College Students Who Abuse Stimulants Seeking Improved Grades, Not ‘High’
In the U.S., significant numbers of young adults enrolled in college (and college-age young adults not enrolled in school) abuse some sort of prescription medication. This form of drug abuse poses a number of risks, including clearly increased odds of developing diagnosable symptoms of drug addiction. In a study published in November 2014 in the journal Addictive Behaviors, a team of researchers from Auburn University investigated the reasons college students abuse prescription substances. The researchers also sought to identify those individuals most likely to abuse a medication while enrolled in college.
Prescription Medication Abuse
Public health officials and researchers use the terms prescription drug abuse, prescription medication abuse and prescription substance abuse to characterize the consumption of any prescription medication in circumstances not approved and monitored by a licensed physician. Some people who participate in this form of substance abuse actually have prescriptions for the medications they consume, but they use those medications in excessive amounts for recreational purposes or in a misguided attempt to gain greater symptom relief. Other people who participate in prescription drug abuse have no prescription for the medication(s) they consume and rely on friends, relatives or (in a fairly small number of cases) drug dealers to provide access.
Three classes of prescription medications are the most likely targets of abuse, the National Institute on Drug Abuse reports: opioid painkillers or pain relievers, stimulant medications prescribed for attention-deficit hyperactivity disorder and certain other ailments, and sedative-hypnotics (a group that includes tranquilizers, many anti-anxiety drugs and most sleeping pills). Opioid substances such as oxycodone, hydrocodone, hydromorphone, fentanyl, meperidine and propoxyphene are abused far more than any other type of prescription medication.
College and Prescription Medications
A federally sponsored project called the National Study on Drug Use and Health tracks the year-to-year rate of prescription medication abuse among young adults in the typical college age range of 18 to 25. According to the most recent results from this survey (which cover the year 2013), roughly 4.8 percent of all college-age adults across the U.S. abuse some sort of prescription medication in the average month. This is the lowest monthly rate recorded for more than a decade. Still, there are indications that college students abuse prescription medications more often than their age contemporaries not enrolled in college. For example, more than 50 percent of college undergrads with legitimate access to prescription stimulants (frequently abused as “study drugs”) report receiving offers from other students to sell their medications or barter their medications for other goods or services, or report receiving requests from other students to grant access to their medications at no cost.
Why Do College Students Participate?
In the study published in Addictive Behaviors, the Auburn University researchers used information gathered from 128 college undergrads to explore the reasons college students abuse prescription medications.
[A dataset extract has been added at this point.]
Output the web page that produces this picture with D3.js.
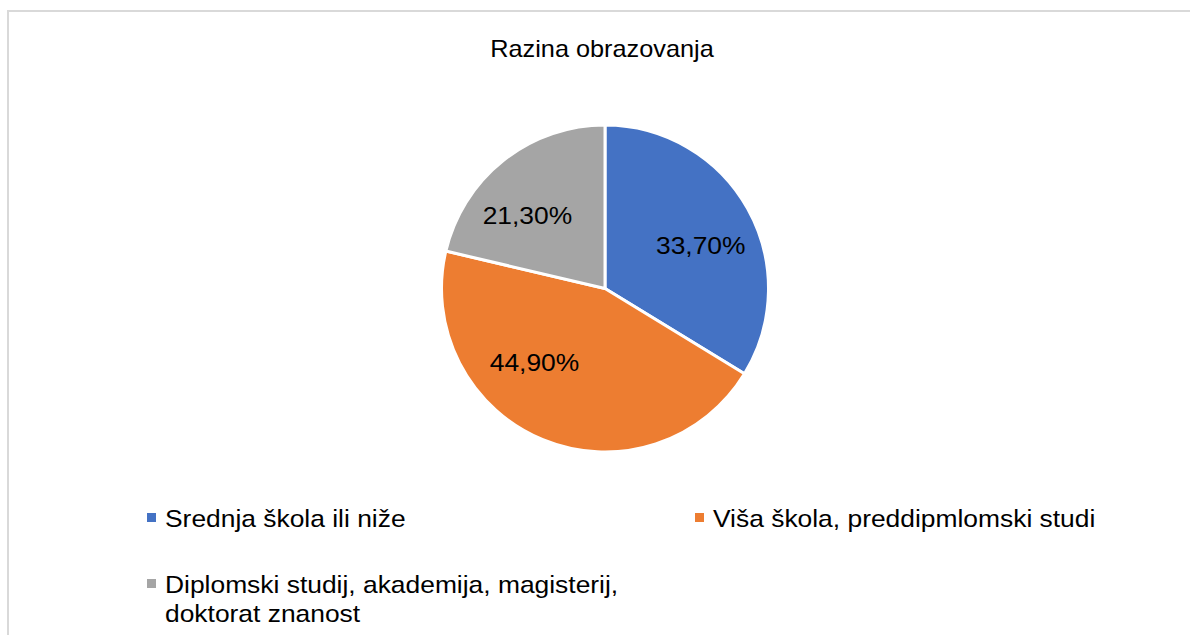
<!DOCTYPE html>
<html>
<head>
<meta charset="utf-8">
<script src="https://cdn.jsdelivr.net/npm/d3@7"></script>
<style>
  html, body { margin: 0; padding: 0; background: #fff; }
  svg { display: block; font-family: "Liberation Sans", Arial, sans-serif; }
</style>
</head>
<body>
<div id="chart"></div>
<script>
const title = "Razina obrazovanja"
const categories = [
  "Srednja škola ili niže",
  "Viša škola, preddipmlomski studi",
  "Diplomski studij, akademija, magisterij, doktorat znanost"
]
const shares = [33.7, 44.9, 21.3]
const valueLabels = ["33,70%", "44,90%", "21,30%"]
const colors = ["#4472C4", "#ED7D31", "#A5A5A5"]

const width = 1190
const height = 635
const cx = 605, cy = 288.5, radius = 163.5
const stretch = 1.1 // glyphs in the reference are a bit wider than Arial

// Excel's "best fit" label placement, as nudges from the arc centroid
const labelNudge = [[5, 8], [-31, -22], [-13, 8]]

const svg = d3.select("#chart")
  .append("svg")
  .attr("width", width)
  .attr("height", height)

// chart frame
svg.append("rect")
  .attr("x", 8).attr("y", 11)
  .attr("width", width + 10).attr("height", height + 10)
  .attr("fill", "#fff")
  .attr("stroke", "#d9d9d9")
  .attr("stroke-width", 2)

svg.append("text")
  .attr("transform", `translate(602,57) scale(${stretch},1)`)
  .attr("text-anchor", "middle")
  .attr("font-size", 23)
  .attr("fill", "#000")
  .text(title)

const pie = d3.pie().sort(null).value(d => d)
const arcs = pie(shares)
const arc = d3.arc().innerRadius(0).outerRadius(radius)
const labelArc = d3.arc().innerRadius(104).outerRadius(104)

const g = svg.append("g").attr("transform", `translate(${cx},${cy})`)

g.selectAll("path")
  .data(arcs)
  .join("path")
  .attr("d", arc)
  .attr("fill", (d, i) => colors[i])
  .attr("stroke", "#fff")
  .attr("stroke-width", 3)
  .attr("stroke-linejoin", "round")

g.selectAll("text.val")
  .data(arcs)
  .join("text")
  .attr("class", "val")
  .attr("transform", (d, i) => {
    const [x, y] = labelArc.centroid(d)
    return `translate(${x + labelNudge[i][0]},${y + labelNudge[i][1]}) scale(${stretch},1)`
  })
  .attr("text-anchor", "middle")
  .attr("dy", "0.36em")
  .attr("font-size", 24)
  .attr("fill", "#000")
  .text((d, i) => valueLabels[i])

// legend
const legendPos = [[147, 527], [695, 527], [147, 593]]
const legendLines = [
  [categories[0]],
  [categories[1]],
  ["Diplomski studij, akademija, magisterij,", "doktorat znanost"]
]

const legend = svg.append("g")
  .selectAll("g")
  .data(categories)
  .join("g")
  .attr("transform", (d, i) => `translate(${legendPos[i][0]},${legendPos[i][1]})`)

legend.append("rect")
  .attr("x", 0).attr("y", -14)
  .attr("width", 9).attr("height", 9)
  .attr("fill", (d, i) => colors[i])

legend.each(function (d, i) {
  const el = d3.select(this)
  legendLines[i].forEach((line, j) => {
    el.append("text")
      .attr("transform", `translate(18,${j * 29}) scale(${stretch},1)`)
      .attr("font-size", 24)
      .attr("fill", "#000")
      .text(line)
  })
})
</script>
</body>
</html>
All of these study participants were recruited on National Alcohol Screening Day, a day dedicated to educating people about the risks of excessive drinking and identifying people likely at risk for serious alcohol problems or already affected by serious alcohol problems. In addition to uncovering why college students abuse prescription drugs, the researchers sought to estimate the lifetime and past-year rates for prescription drug abuse on college campuses, in addition to determining which students have the highest chances of partaking in prescription medication abuse.
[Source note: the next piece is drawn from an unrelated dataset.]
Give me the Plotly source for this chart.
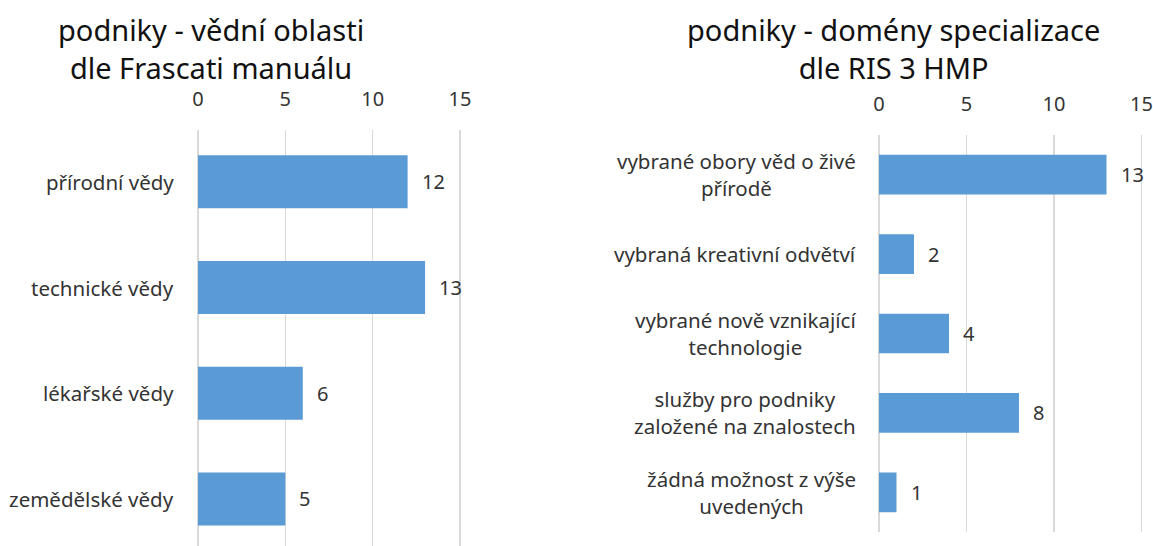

The researchers concluded that 42 percent of the study participants had abused a prescription drug one or more times in their lives. Almost 30 percent of the participants had abused a prescription drug one or more times in the year prior to the beginning of the study; in addition, roughly 18 percent of the study participants reported involvement in an overlapping pattern of prescription medication abuse and alcohol use or abuse. The No. 1 reason given for abusing a prescription drug was a desire to perform well academically or to achieve other functional goals, not a desire to get “high” or otherwise use a medication recreationally.
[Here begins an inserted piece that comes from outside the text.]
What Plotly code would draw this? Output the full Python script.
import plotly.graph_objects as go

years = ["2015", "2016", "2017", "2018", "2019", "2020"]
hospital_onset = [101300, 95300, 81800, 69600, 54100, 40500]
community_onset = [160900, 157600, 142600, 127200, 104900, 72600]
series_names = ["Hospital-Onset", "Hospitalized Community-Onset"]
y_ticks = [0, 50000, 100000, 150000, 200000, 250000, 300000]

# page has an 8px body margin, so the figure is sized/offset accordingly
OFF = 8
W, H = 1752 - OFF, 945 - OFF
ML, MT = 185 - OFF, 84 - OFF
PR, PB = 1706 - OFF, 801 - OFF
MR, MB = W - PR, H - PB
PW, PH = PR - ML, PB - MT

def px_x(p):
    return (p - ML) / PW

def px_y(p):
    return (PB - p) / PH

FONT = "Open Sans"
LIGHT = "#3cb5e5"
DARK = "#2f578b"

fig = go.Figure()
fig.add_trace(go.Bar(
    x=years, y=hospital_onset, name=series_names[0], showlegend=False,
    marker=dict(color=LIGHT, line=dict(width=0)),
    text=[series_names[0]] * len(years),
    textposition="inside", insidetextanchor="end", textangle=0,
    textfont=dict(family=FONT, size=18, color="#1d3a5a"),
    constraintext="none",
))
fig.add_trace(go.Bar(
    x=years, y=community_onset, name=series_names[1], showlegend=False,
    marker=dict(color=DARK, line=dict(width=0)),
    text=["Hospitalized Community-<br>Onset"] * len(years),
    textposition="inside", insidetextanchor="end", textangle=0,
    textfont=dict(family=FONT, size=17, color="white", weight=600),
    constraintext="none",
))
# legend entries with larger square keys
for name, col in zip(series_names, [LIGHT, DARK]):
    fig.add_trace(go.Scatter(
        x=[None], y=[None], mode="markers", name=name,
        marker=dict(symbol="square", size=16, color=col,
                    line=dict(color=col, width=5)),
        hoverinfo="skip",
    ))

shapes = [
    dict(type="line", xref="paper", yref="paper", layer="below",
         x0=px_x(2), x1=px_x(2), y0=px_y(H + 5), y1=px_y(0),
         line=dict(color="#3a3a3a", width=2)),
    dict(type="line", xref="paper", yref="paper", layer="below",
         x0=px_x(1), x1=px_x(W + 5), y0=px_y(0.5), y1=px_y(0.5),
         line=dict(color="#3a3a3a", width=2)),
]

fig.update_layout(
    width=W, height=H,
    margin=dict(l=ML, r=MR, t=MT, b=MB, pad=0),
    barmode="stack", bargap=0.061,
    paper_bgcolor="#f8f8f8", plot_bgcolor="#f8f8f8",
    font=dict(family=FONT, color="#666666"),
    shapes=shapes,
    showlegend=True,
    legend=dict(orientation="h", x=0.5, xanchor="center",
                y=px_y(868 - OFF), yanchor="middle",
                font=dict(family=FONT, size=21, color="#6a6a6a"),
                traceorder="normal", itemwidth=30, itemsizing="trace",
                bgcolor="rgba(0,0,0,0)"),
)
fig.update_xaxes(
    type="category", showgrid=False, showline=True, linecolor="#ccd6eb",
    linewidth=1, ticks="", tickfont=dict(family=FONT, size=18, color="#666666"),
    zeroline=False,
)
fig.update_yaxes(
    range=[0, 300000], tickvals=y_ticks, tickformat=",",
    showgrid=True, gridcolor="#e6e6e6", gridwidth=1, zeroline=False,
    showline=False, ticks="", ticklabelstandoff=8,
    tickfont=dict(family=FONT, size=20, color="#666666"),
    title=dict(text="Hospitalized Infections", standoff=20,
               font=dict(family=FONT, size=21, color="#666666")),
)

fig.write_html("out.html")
The study’s authors concluded that the medications most commonly abused by the participants in the previous year were prescription stimulants. However, they also concluded that the class of medications most commonly abused by the participants over the course of a lifetime was opioid painkillers. Finally, the authors concluded that the participating students who binged on alcohol (rapidly consumed enough alcohol to get legally drunk) reported a 200 percent higher chance of abusing prescription drugs than their peers who didn’t binge drink.